*EXERCISE OBJECTIVE*
Consider the records below. How many of their lines include the word "with"? State the number and nothing else.

*DATA SUPPLIED*

════

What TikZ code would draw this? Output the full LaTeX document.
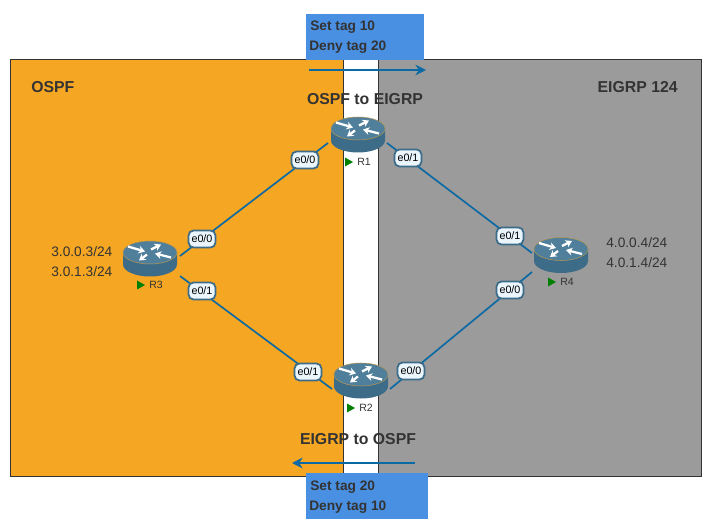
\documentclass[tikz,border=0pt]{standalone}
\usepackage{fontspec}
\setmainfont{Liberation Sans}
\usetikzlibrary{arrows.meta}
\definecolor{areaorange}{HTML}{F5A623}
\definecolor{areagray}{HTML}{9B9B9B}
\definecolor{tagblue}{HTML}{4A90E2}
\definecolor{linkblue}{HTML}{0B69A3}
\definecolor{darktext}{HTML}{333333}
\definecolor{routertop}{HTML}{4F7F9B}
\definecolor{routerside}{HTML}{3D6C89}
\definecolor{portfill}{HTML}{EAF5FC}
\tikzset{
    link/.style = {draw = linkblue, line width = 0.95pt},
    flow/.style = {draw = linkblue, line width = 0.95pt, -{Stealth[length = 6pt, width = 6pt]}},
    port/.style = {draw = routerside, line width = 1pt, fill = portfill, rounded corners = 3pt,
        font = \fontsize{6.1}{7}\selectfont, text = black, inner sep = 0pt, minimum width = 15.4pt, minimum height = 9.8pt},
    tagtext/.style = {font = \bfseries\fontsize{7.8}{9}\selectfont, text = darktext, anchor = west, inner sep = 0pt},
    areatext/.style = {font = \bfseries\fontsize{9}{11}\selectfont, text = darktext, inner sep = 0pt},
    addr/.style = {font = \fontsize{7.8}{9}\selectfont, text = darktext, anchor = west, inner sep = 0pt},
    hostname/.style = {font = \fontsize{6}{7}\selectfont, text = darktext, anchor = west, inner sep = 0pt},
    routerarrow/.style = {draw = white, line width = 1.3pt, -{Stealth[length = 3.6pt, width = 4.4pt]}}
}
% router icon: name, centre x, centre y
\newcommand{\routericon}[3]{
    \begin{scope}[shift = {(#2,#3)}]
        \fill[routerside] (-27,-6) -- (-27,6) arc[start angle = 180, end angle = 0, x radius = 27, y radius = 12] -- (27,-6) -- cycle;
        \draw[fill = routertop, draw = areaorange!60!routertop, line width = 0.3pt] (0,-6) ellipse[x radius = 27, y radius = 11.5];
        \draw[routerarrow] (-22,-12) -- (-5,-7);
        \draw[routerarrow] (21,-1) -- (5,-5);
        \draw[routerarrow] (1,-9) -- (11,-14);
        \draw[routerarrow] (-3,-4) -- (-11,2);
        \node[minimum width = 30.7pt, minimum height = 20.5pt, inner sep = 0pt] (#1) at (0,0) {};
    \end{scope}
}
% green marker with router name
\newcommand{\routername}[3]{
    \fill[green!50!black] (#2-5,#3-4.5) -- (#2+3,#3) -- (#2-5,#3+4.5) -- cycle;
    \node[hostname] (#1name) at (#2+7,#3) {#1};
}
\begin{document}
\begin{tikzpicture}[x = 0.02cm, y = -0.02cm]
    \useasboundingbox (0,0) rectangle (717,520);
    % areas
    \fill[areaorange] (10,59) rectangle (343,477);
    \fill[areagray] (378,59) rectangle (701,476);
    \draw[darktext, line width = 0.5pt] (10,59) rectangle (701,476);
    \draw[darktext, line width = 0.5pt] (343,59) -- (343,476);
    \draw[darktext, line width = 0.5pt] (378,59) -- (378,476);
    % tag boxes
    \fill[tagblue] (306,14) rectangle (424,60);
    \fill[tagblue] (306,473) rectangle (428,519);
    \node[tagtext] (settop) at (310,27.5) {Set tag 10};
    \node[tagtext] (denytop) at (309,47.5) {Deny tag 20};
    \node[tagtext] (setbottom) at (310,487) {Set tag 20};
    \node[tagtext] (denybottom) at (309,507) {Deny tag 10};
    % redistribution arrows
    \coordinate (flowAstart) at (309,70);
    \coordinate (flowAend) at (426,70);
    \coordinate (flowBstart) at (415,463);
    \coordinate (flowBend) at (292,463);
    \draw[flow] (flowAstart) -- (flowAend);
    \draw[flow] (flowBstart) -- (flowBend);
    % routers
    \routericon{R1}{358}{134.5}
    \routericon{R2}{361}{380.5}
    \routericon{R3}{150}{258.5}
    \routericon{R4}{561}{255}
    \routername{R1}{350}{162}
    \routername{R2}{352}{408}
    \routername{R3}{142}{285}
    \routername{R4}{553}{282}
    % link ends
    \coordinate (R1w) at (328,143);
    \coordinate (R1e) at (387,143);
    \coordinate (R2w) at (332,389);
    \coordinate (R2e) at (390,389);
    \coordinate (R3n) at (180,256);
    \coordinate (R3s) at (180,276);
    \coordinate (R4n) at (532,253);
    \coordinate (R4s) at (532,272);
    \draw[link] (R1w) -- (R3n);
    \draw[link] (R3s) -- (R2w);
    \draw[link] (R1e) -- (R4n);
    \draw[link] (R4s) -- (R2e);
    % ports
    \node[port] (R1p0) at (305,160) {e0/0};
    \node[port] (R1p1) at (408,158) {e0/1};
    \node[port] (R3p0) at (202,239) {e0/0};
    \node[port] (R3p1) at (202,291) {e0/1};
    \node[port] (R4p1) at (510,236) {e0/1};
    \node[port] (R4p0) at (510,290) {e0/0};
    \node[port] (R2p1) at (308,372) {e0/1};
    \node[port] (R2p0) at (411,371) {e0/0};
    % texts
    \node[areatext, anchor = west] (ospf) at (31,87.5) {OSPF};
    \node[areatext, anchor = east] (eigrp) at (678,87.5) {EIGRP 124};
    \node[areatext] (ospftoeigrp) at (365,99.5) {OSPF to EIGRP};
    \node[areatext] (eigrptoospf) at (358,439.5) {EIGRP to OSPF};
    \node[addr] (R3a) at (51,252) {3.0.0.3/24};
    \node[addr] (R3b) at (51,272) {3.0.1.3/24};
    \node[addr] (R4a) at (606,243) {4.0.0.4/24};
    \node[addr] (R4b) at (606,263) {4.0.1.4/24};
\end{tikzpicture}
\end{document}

════

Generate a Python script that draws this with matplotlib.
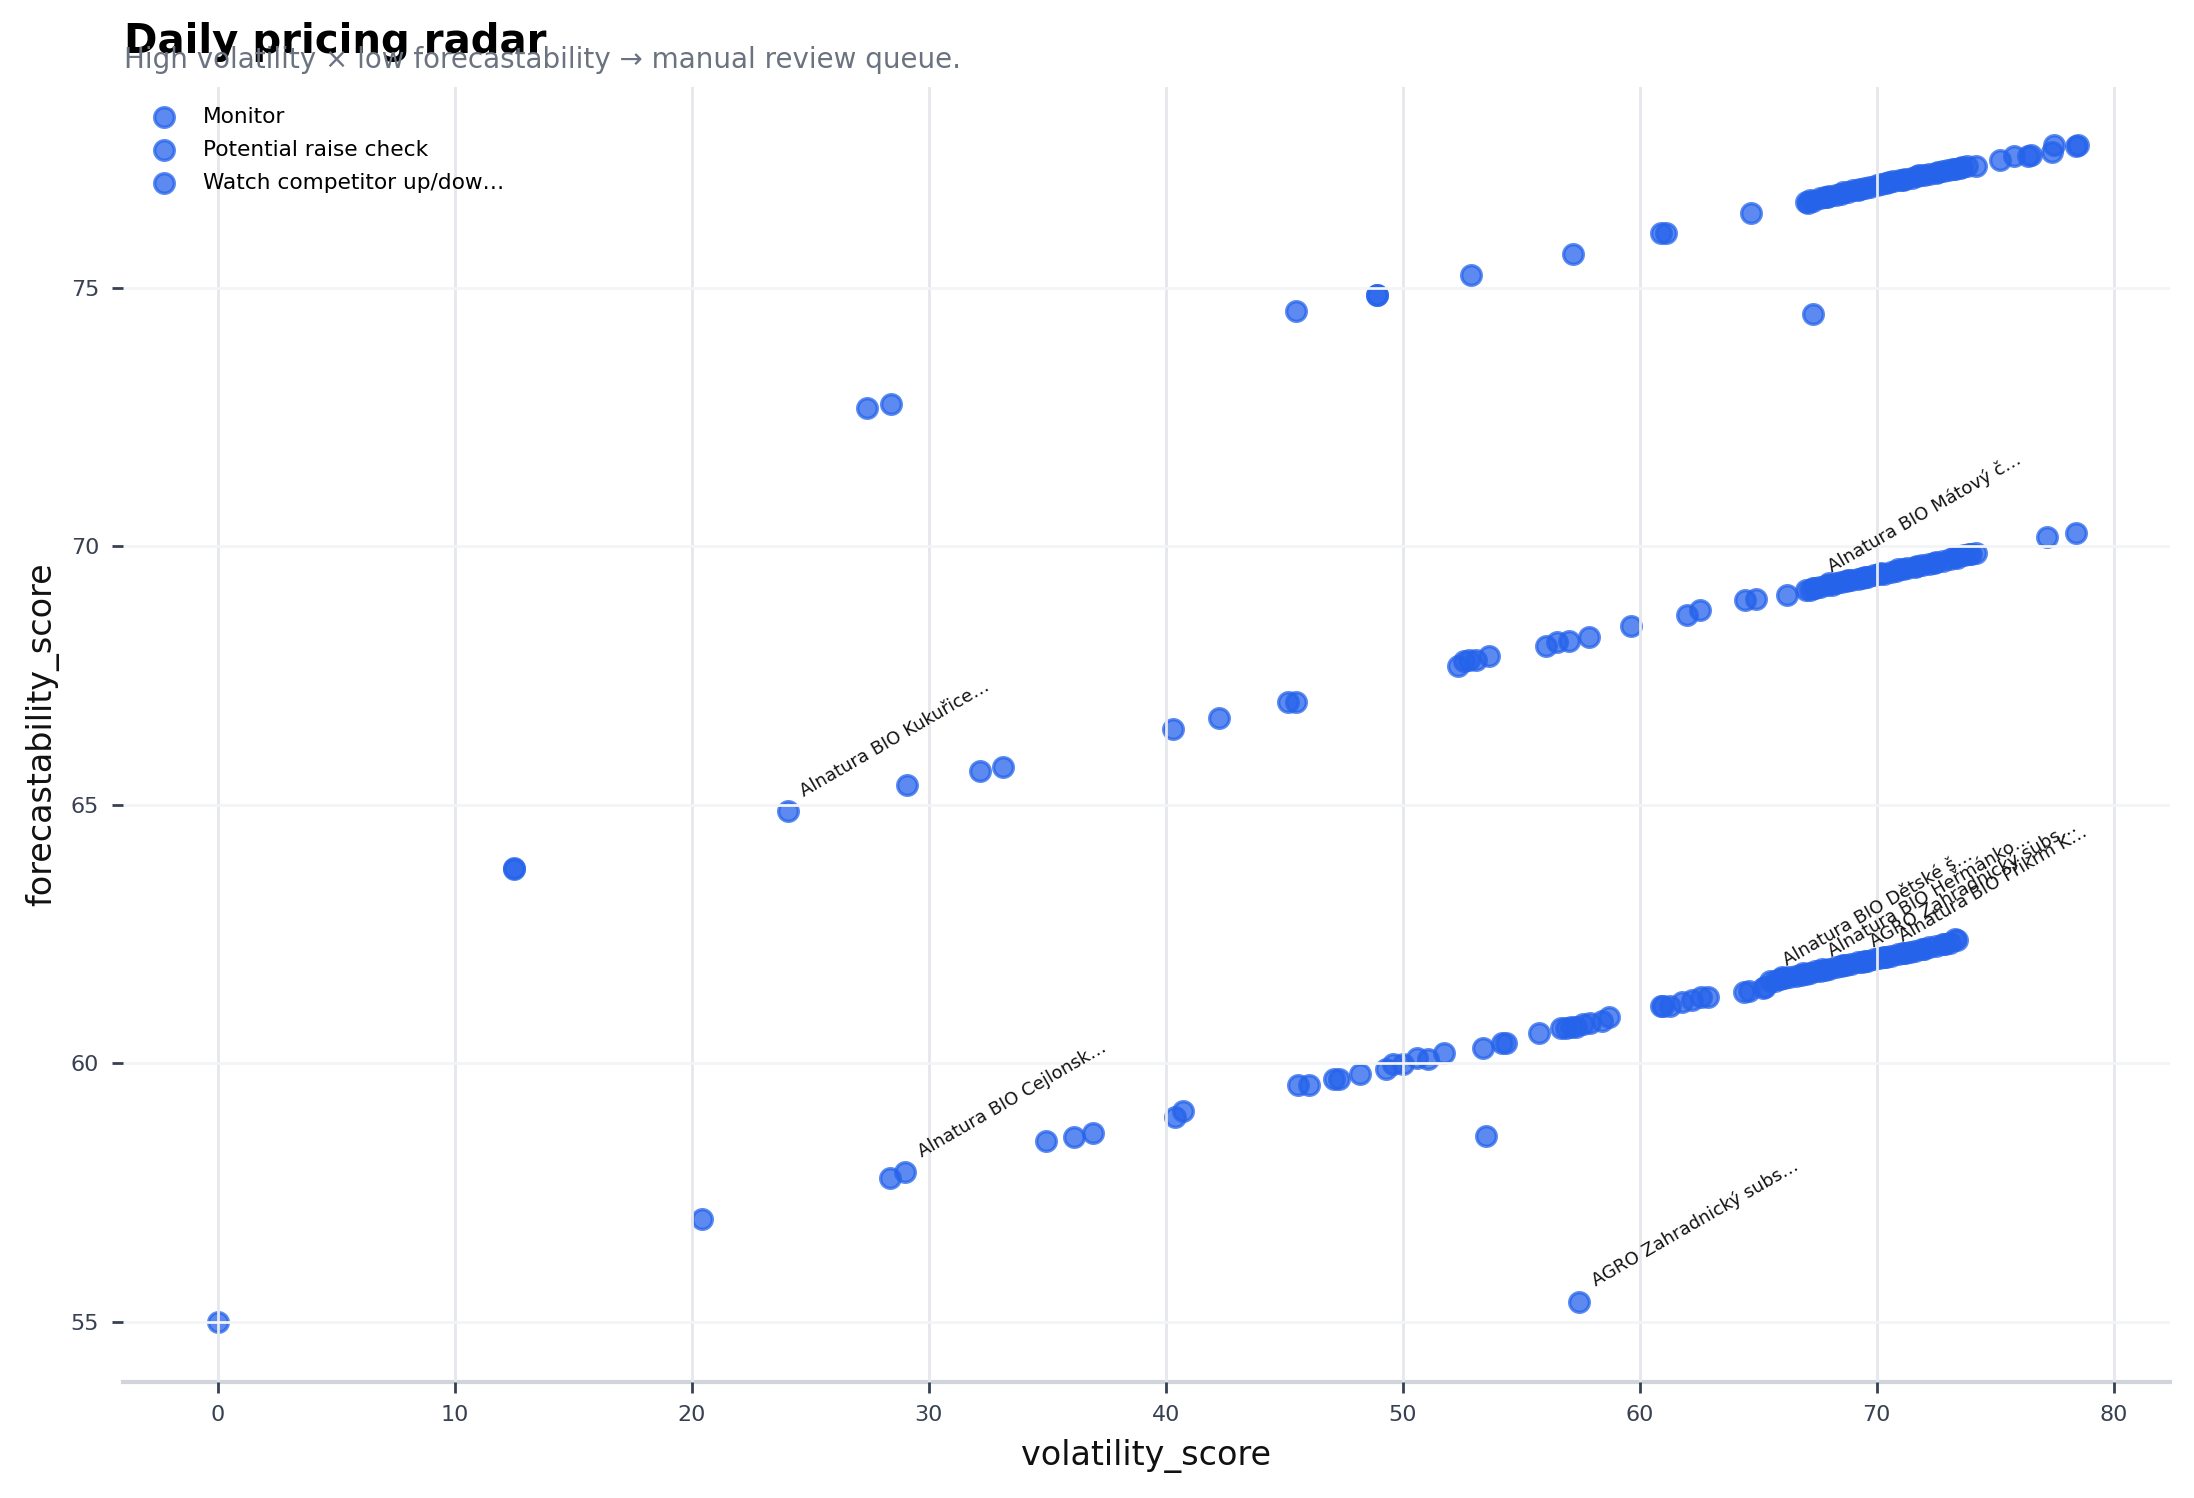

════

*RESPONSE TO THIS TASK*
2